President Trump’s approval ratings are climbing. That may not be a good thing.
For the first time, according to the CNBC All-America Economic Survey, more than half the country approves of President Trump’s handling of the economy.
At the same time, 54 percent of Americans say the economy is “good” or “excellent” — the highest recorded in the poll’s 10-year history. For the first time, the number of people describing the economy as excellent tops those saying it is poor.
As a result, the president’s overall popularity is increasing, to the best level since he entered the Oval Office. The bad news? A plurality of 45 percent approve of the tariffs Trump has slapped on imports such as aluminum and steel; only 38 percent disapprove.
That is worrisome because the president will be emboldened by these soundings, and will likely continue to press a trade battle that is beginning to have real consequences for the economy.
Harley-Davidson made headlines recently when it suggested that in response to increased tariffs on its motorcycles imposed by the EU it might have to move some production out of the U.S. It is one of the first indications that Trump’s trade spat could hurt, not help, American workers; but it isn’t the only one.
European carmakers are hinting that if Trump follows through on threats to raise tariffs on imported cars, they may re-evaluate their sizable commitment to manufacturing in the U.S.
Daimler AG, parent of Mercedes-Benz, stated that retaliatory chargeson its exports to China from its Alabama plant are hurting its bottom line. Wisconsin cheesemakers face stiff import duties now shipping into Mexico.
Evidence is mounting that Trump’s trade battles with friends and foes alike could soon dampen the extraordinary optimism that the president has inspired through lowering taxes and rolling back regulations.
Wall Street’s top economics team at ISI Evercore issued a cautionary note to clients within the past few days, recounting numerous tales of “trade pain” — anecdotal evidence that rising uncertainty about the disputes is causing business managers to suspend expansion plans and delay investments.
In short, President Trump is playing with fire. With his aggressive efforts to level the playing field for American exports, he risks tapping the brakes on an accelerating economy and sideswiping his own improving approval ratings.
As we head toward the midterm elections, it is inconceivable that he and his advisors will allow the trade battle to spiral out of control, but recent headlines have suggested it could happen. That would be a self-inflicted wound of enormous proportions.
Investors are signaling impatience with the president’s combative trade posture. While the underlying momentum of the economy remains on track, rising anxiety about the impact of the trade disputes has led to increased volatility and a market downdraft.
The Dow Jones Industrial Index is off only about 2 percent from the start of the year, but it is down 8 percent from the high reached a few months ago. That drop is in spite of gangbuster earnings gains of roughly 25 percent projected for the second quarter and real GDP growth of better than 3 percent.
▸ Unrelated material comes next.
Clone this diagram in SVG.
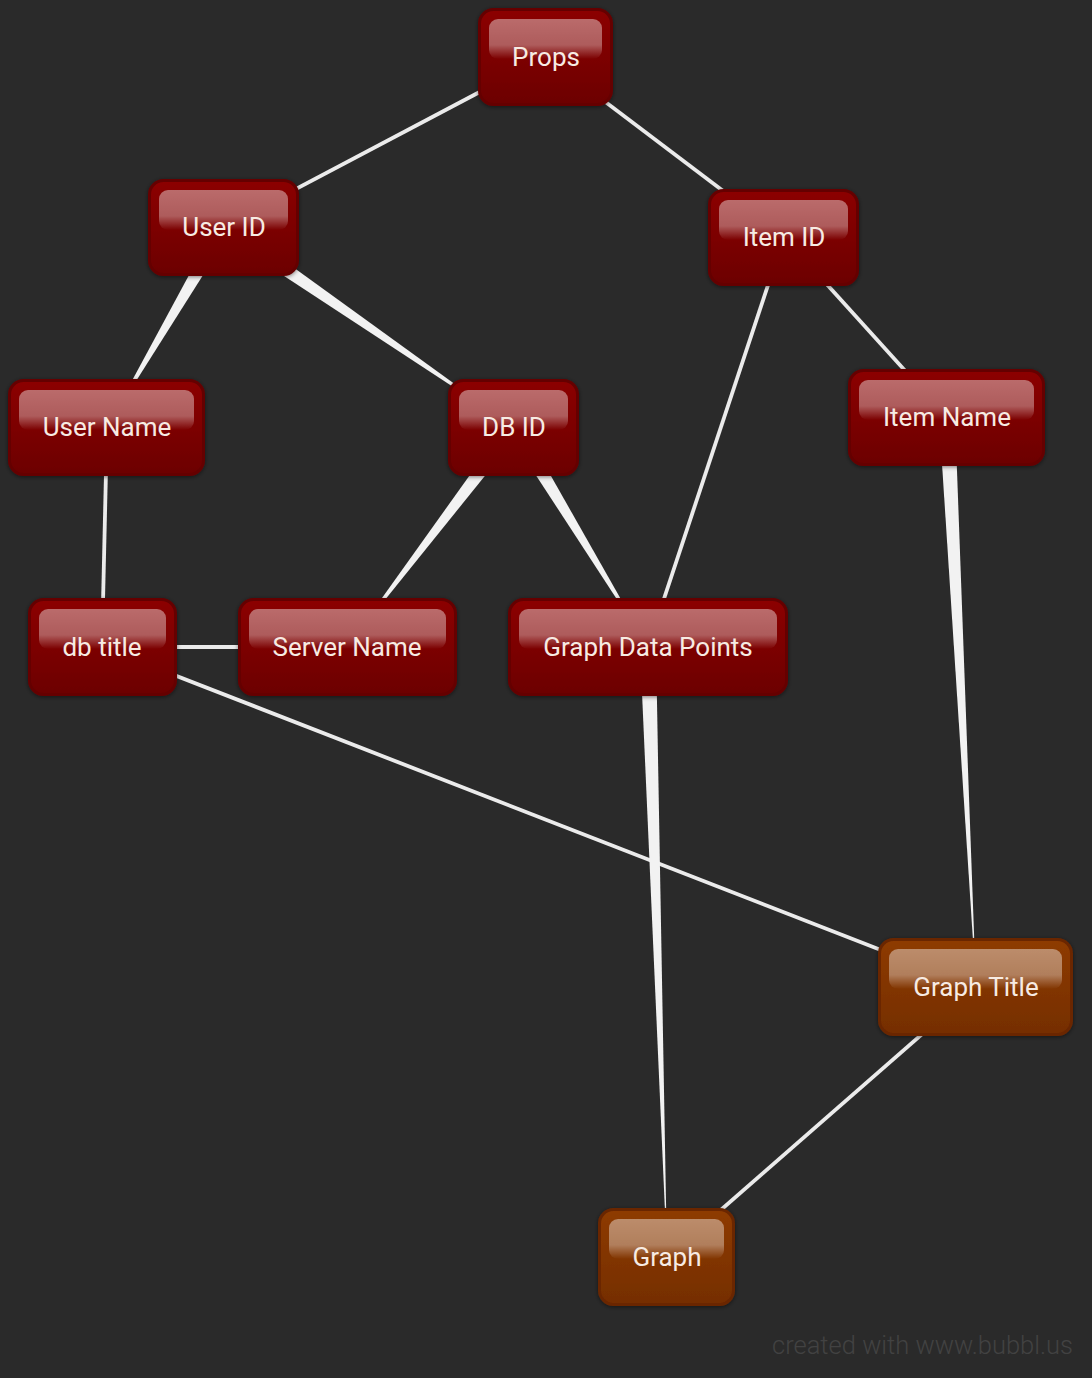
<svg xmlns="http://www.w3.org/2000/svg" width="1092" height="1378" viewBox="0 0 1092 1378">
<defs>
<linearGradient id="redFill" x1="0" y1="0" x2="0" y2="1">
<stop offset="0" stop-color="#8c0000"/>
<stop offset="1" stop-color="#6c0000"/>
</linearGradient>
<linearGradient id="orgFill" x1="0" y1="0" x2="0" y2="1">
<stop offset="0" stop-color="#8e3b00"/>
<stop offset="1" stop-color="#752e00"/>
</linearGradient>
<linearGradient id="gloss" x1="0" y1="0" x2="0" y2="1">
<stop offset="0" stop-color="#ffffff" stop-opacity="0.42"/>
<stop offset="0.65" stop-color="#ffffff" stop-opacity="0.36"/>
<stop offset="1" stop-color="#ffffff" stop-opacity="0"/>
</linearGradient>
<filter id="sh" x="-10%" y="-10%" width="120%" height="125%">
<feDropShadow dx="0" dy="1" stdDeviation="2" flood-color="#000" flood-opacity="0.5"/>
</filter>
</defs>
<style>
.red{fill:url(#redFill);stroke:#650000;stroke-width:3;filter:url(#sh)}
.org{fill:url(#orgFill);stroke:#6a2700;stroke-width:3;filter:url(#sh)}
.gl{fill:url(#gloss)}
.lbl{font-family:Roboto,"Liberation Sans",sans-serif;font-size:26px;fill:#f7ebe3;text-anchor:middle}
.ln{stroke:#ebebeb;stroke-width:3.8;fill:none}
.tp{fill:#f2f2f2}
.wm{font-family:Roboto,"Liberation Sans",sans-serif;font-weight:300;font-size:25.5px;fill:#424242;text-anchor:end}
</style>
<rect width="1092" height="1378" fill="#2a2a2a"/>
<g id="connectors">
<line class="ln" x1="546" y1="57" x2="224" y2="227"/>
<line class="ln" x1="546" y1="57" x2="784" y2="237"/>
<line class="ln" x1="784" y1="237" x2="947" y2="417"/>
<line class="ln" x1="784" y1="237" x2="648" y2="647"/>
<line class="ln" x1="107" y1="427" x2="102" y2="647"/>
<line class="ln" x1="102" y1="647" x2="347" y2="647"/>
<line class="ln" x1="102" y1="647" x2="976" y2="987"/>
<line class="ln" x1="976" y1="987" x2="667" y2="1257"/>
<polygon class="tp" points="230.9,231 217.1,223 107,427"/>
<polygon class="tp" points="219.5,233.6 228.5,220.4 514,427"/>
<polygon class="tp" points="520.4,431.8 507.6,422.2 347,647"/>
<polygon class="tp" points="507.2,431.2 520.8,422.8 648,647"/>
<polygon class="tp" points="939,417.4 955,416.6 976,987"/>
<polygon class="tp" points="640,647.2 656,646.8 667,1257"/>
</g>
<g id="props">
<rect class="red" x="479.5" y="9.5" width="132" height="95" rx="14"/>
<rect class="gl" x="489" y="19" width="113" height="40" rx="9"/>
<text class="lbl" x="546" y="66">Props</text>
</g>
<g id="userid">
<rect class="red" x="149.5" y="180.5" width="148" height="94" rx="14"/>
<rect class="gl" x="159" y="190" width="129" height="40" rx="9"/>
<text class="lbl" x="224" y="236">User ID</text>
</g>
<g id="itemid">
<rect class="red" x="709.5" y="190.5" width="148" height="94" rx="14"/>
<rect class="gl" x="719" y="200" width="129" height="40" rx="9"/>
<text class="lbl" x="784" y="246">Item ID</text>
</g>
<g id="username">
<rect class="red" x="9.5" y="380.5" width="194" height="94" rx="14"/>
<rect class="gl" x="19" y="390" width="175" height="40" rx="9"/>
<text class="lbl" x="107" y="436">User Name</text>
</g>
<g id="dbid">
<rect class="red" x="449.5" y="380.5" width="128" height="94" rx="14"/>
<rect class="gl" x="459" y="390" width="109" height="40" rx="9"/>
<text class="lbl" x="514" y="436">DB ID</text>
</g>
<g id="itemname">
<rect class="red" x="849.5" y="370.5" width="194" height="94" rx="14"/>
<rect class="gl" x="859" y="380" width="175" height="40" rx="9"/>
<text class="lbl" x="947" y="426">Item Name</text>
</g>
<g id="dbtitle">
<rect class="red" x="29.5" y="599.5" width="146" height="95" rx="14"/>
<rect class="gl" x="39" y="609" width="127" height="40" rx="9"/>
<text class="lbl" x="102" y="656">db title</text>
</g>
<g id="servername">
<rect class="red" x="239.5" y="599.5" width="216" height="95" rx="14"/>
<rect class="gl" x="249" y="609" width="197" height="40" rx="9"/>
<text class="lbl" x="347" y="656">Server Name</text>
</g>
<g id="graphdatapoints">
<rect class="red" x="509.5" y="599.5" width="277" height="95" rx="14"/>
<rect class="gl" x="519" y="609" width="258" height="40" rx="9"/>
<text class="lbl" x="648" y="656">Graph Data Points</text>
</g>
<g id="graphtitle">
<rect class="org" x="879.5" y="939.5" width="192" height="95" rx="14"/>
<rect class="gl" x="889" y="949" width="173" height="40" rx="9"/>
<text class="lbl" x="976" y="996">Graph Title</text>
</g>
<g id="graph">
<rect class="org" x="599.5" y="1209.5" width="134" height="95" rx="14"/>
<rect class="gl" x="609" y="1219" width="115" height="40" rx="9"/>
<text class="lbl" x="667" y="1266">Graph</text>
</g>
<text class="wm" x="1073" y="1354">created with www.bubbl.us</text>
</svg>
Investors should be applauding those prospects, not wringing their hands over potential damage from trade battles.
While the president’s aggressive push-back against unfair trade policies from the EU and China are long overdue and cheered by supporters, it is alarming that no one has blinked.
Early in the spat with China, Beijing officials appeared willing to grant some relief from tariffs and be somewhat amenable to changing policies to allow American companies greater access. The markets greeted such overtures enthusiastically.
But the Trump White House was not willing to take “yes” for an answer, and the threats, as well as the goods targeted by tariffs, expanded.
China then balked, with President Xi Jinping seemingly deciding that in his country, where saving face is a national pastime, he could not afford to be seen giving in to the pugilistic American president.
In a recent meeting with multinational CEOs, Xi commented that in China it is not the custom to turn the other cheek but rather to “punch back.” This was an alarming message, and investors treated it as such.
Still, there are signs that the dust-up is hurting China’s economy and rattling policymakers. Just recently, Beijing loosened the reserve requirements on Chinese banks, freeing up about $100 billion in capital to spur lending as the economy slows.
This move came in spite of officials’ efforts to reduce the country’s overall debt burden, which now towers at over 2.5 times China’s GDP. A turnabout in the deleveraging push suggests that the administration is worried its 6.5-percent growth target may not be met.
President Trump has taken a cleaver to international trade agreements and norms and correctly so. He is right to challenge the unfair practices that have put American exporters at a disadvantage in dealing with the EU and China and that have helped create a monster trade deficit.
But unless he is able to show progress in the next few months, support for his tariffs and his aggressive trade policy will start to fade. He needs to enlist corporate America’s help in resetting trade relations.
He should also settle for some gains in our trade deals with the EU and bring that block on board to jointly fight China’s widespread cheating and intellectual property theft.
Trump needs a win on trade; he most certainly does not want to tank the economy, with the midterms only months away. A Democrat takeover of the House would undo much of what the president has accomplished and thrust us back into the dreary Obama years.
Some tempering of his trade agenda is a reasonable price to pay for a booming economy and political stability.